Nehmen wir eine Analogie, das hilft zur Veranschaulichung. Ein Computer kann unglaublich schnell rechnen, Befehle ausführen, kann Dinge ordnen, die Technik geht immer weiter voran. Es gibt aber Momente, da wird's zuviel: Ich will ein hochauflösendes Video abspielen, nebenbei lasse ich noch eine Animation erstellen, habe einen Chat und eine Videokonferenz geöffnet und lasse das Windows-Update laufen - eine bekannte Situation, immer mehr Fenster öffnen sich, dann noch Spam dazu, noch mehr Fenster, der Rechner packt das alles, geht, noch mehr Fenster, noch eine Virenwarnung und - ZACK - hat man irgendwann den Bluescreen. Oder es bleibt einfach alles stehen.

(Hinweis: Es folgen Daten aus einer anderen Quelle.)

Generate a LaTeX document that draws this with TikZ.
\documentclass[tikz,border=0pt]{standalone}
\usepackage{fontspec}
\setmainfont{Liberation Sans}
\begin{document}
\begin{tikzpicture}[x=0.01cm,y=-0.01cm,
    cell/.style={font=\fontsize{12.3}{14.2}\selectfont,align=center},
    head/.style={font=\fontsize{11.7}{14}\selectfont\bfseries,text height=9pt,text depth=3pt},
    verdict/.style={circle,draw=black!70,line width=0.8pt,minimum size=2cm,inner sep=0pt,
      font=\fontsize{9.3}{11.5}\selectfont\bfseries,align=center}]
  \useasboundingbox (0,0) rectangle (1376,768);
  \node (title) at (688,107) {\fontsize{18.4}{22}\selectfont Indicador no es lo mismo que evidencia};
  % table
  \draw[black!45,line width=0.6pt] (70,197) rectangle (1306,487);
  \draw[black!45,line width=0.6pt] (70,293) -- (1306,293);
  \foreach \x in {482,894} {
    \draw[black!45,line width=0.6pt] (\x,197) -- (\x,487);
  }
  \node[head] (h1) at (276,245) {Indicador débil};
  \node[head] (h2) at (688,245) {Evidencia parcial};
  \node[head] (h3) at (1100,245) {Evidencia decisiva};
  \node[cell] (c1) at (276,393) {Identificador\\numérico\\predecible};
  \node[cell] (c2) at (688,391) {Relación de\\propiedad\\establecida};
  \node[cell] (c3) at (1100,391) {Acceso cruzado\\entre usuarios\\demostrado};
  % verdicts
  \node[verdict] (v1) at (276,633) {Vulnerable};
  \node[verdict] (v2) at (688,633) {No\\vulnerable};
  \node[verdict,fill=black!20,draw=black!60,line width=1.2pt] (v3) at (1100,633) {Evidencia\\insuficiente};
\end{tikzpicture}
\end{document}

Das System stürzt ab. Der Computer hängt sich auf. Leute, das haben wir alle schonmal erlebt, oder? So á la "Stecker rausziehen, wieder reinstecken, dann geht es wieder". So ging es mir gestern. Das hat sich über drei Wochen aufgestaut, immer mehr Dinge sammeln sich in meinem Gehirn an, immer mehr unlogisches Verhalten, Regelbrüche, nicht gehaltene Absprachen. Ich kann sehr viel in meinem Gehirn verarbeiten. Aber manchmal gerate ich schon ins Stocken - wenn es eben zu viel wird. Das erkenne ich daran, dass ich Sachen nicht richtig mache oder vertausche: Sei es der Termin eines Elternabends oder der kopierte Stapel Arbeitsblätter für die falsche Lerngruppe. Das passiert mir eigentlich nicht - deswegen gehen alle Alarmlampen an, wenn es doch passiert.

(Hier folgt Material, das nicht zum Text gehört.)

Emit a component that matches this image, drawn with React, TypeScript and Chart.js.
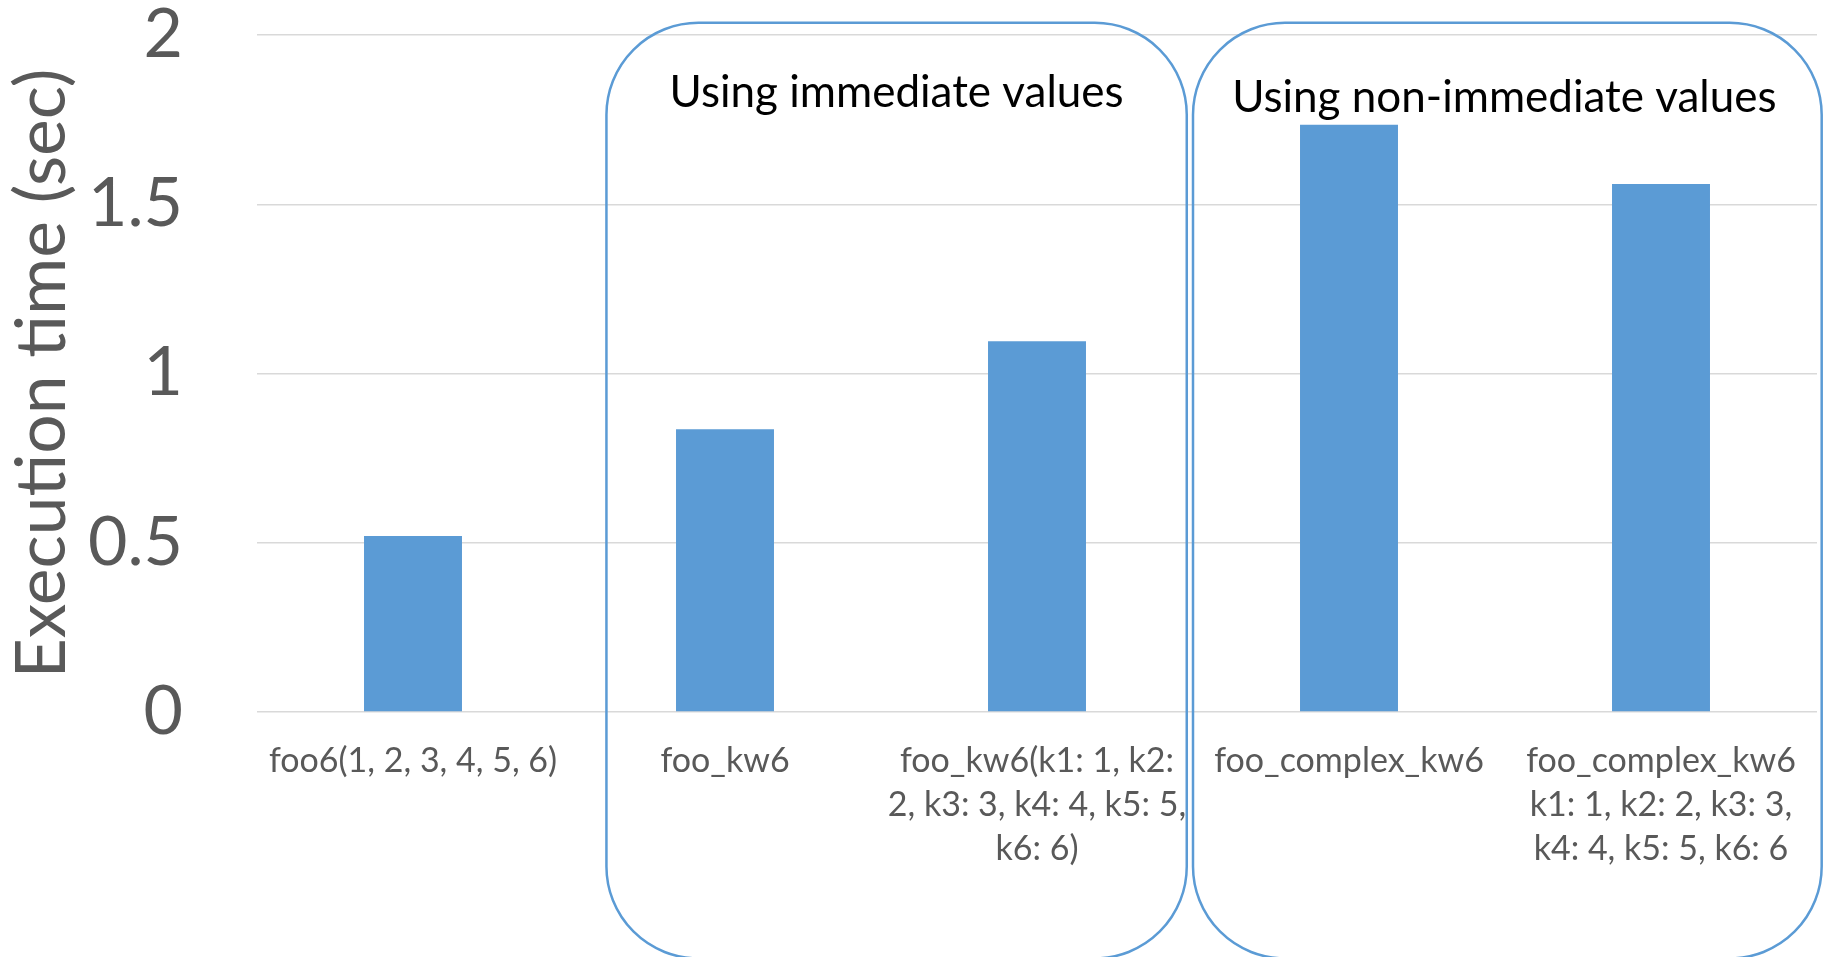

Und dann kann eine Kleinigkeit reichen, um mich endgültig zu überfordern. Dann fühlt es sich im Kopf an wie beim Computer oben. Und das ist einer der Gründe, warum ich Hochbegabung oft als geistige Behinderung erlebe. Und jetzt muss ich Strategien finden, wie ich mit all diesen Sachen umgehe. In erster Linie konfrontativ: Nach und nach setze ich mich jetzt mit all meinen Lerngruppen zusammen und erkläre ihnen die Situation. Zum Beispiel bitte ich sie, mich in der Schule nicht mehr zu grüßen. Nett lächeln, zunicken, das ist okay, aber bitte nichts mehr, was meinen Gedankenzug zum Entgleisen bringt.

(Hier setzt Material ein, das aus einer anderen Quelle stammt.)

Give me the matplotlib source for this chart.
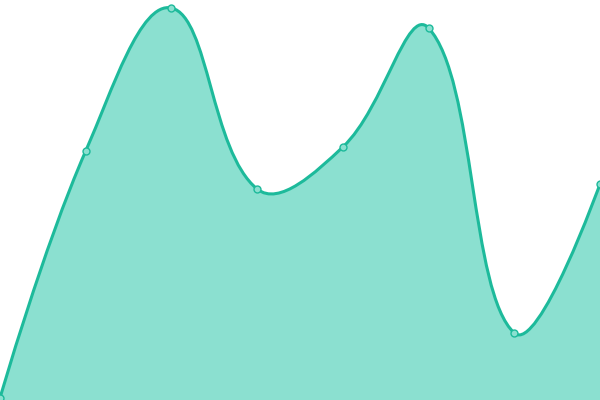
import numpy as np
import matplotlib
matplotlib.use('Agg')
import matplotlib.pyplot as plt
from matplotlib.path import Path
from matplotlib.patches import PathPatch

# values in chart units (0 at the bottom, 400 at the top)
xs = [0, 1, 2, 3, 4, 5, 6, 7]
values = [2, 249, 392, 211, 253, 372, 67, 216]

LINE = '#1dba9b'
FILL = '#8be0d0'
W, H = 600, 400
YMAX = 400
TENSION = 0.4

sx, sy = W / (len(xs) - 1), H / YMAX  # pixel per unit, for the smoothing distances
px = np.array(xs, float) * sx
py = np.array(values, float) * sy


def smooth_path(px, py, t):
    # cubic spline through the points, control points from neighbour distances
    n = len(px)
    verts = [(px[0], py[0])]
    codes = [Path.MOVETO]
    cps = []
    for i in range(n):
        if i == 0 or i == n - 1:
            cps.append(((px[i], py[i]), (px[i], py[i])))
            continue
        vx, vy = px[i + 1] - px[i - 1], py[i + 1] - py[i - 1]
        d0 = np.hypot(px[i] - px[i - 1], py[i] - py[i - 1])
        d1 = np.hypot(px[i + 1] - px[i], py[i + 1] - py[i])
        fa, fb = t * d0 / (d0 + d1), t * d1 / (d0 + d1)
        before = (px[i] - vx * fa, py[i] - vy * fa)
        after = (px[i] + vx * fb, py[i] + vy * fb)
        cps.append((before, after))
    for i in range(1, n):
        verts += [cps[i - 1][1], cps[i][0], (px[i], py[i])]
        codes += [Path.CURVE4] * 3
    return verts, codes


verts, codes = smooth_path(px, py, TENSION)
verts = [(x / sx, y / sy) for x, y in verts]

fig = plt.figure(figsize=(6, 4), dpi=100)
ax = fig.add_axes([0, 0, 1, 1])

area_v = verts + [(xs[-1], 0), (xs[0], 0), verts[0]]
area_c = codes + [Path.LINETO, Path.LINETO, Path.CLOSEPOLY]
ax.add_patch(PathPatch(Path(area_v, area_c), facecolor=FILL, edgecolor='none'))
ax.add_patch(PathPatch(Path(verts, codes), facecolor='none', edgecolor=LINE,
                       lw=2.2, capstyle='round', joinstyle='round'))
ax.plot(xs, values, 'o', ms=5, mfc=FILL, mec=LINE, mew=1, clip_on=False)

ax.set_xlim(xs[0], xs[-1])
ax.set_ylim(0, YMAX)
ax.axis('off')
fig.savefig('out.png', dpi=100)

Und ich habe hier im Blog schon einmal von meiner Angst vor den unteren Klassenstufen geschrieben. Jetzt manifestiert sich das alles. Ich kann es nicht mehr unauffällig unter den Teppich kehren. Ich muss offen damit umgehen. Und das ist verdammt schwer, denn ich möchte mit meiner Behinderung niemandem auf die Nerven gehen. Ich fühle mich dann schlecht, ich will nicht, dass jemand Rücksicht auf mich nehmen muss.
Soviel zum Thema "Du bist hochbegabt? Das ist ja toll!" - meine Lerngruppen denken ab sofort anders, weil sie jetzt wissen und erleben, wie das ist.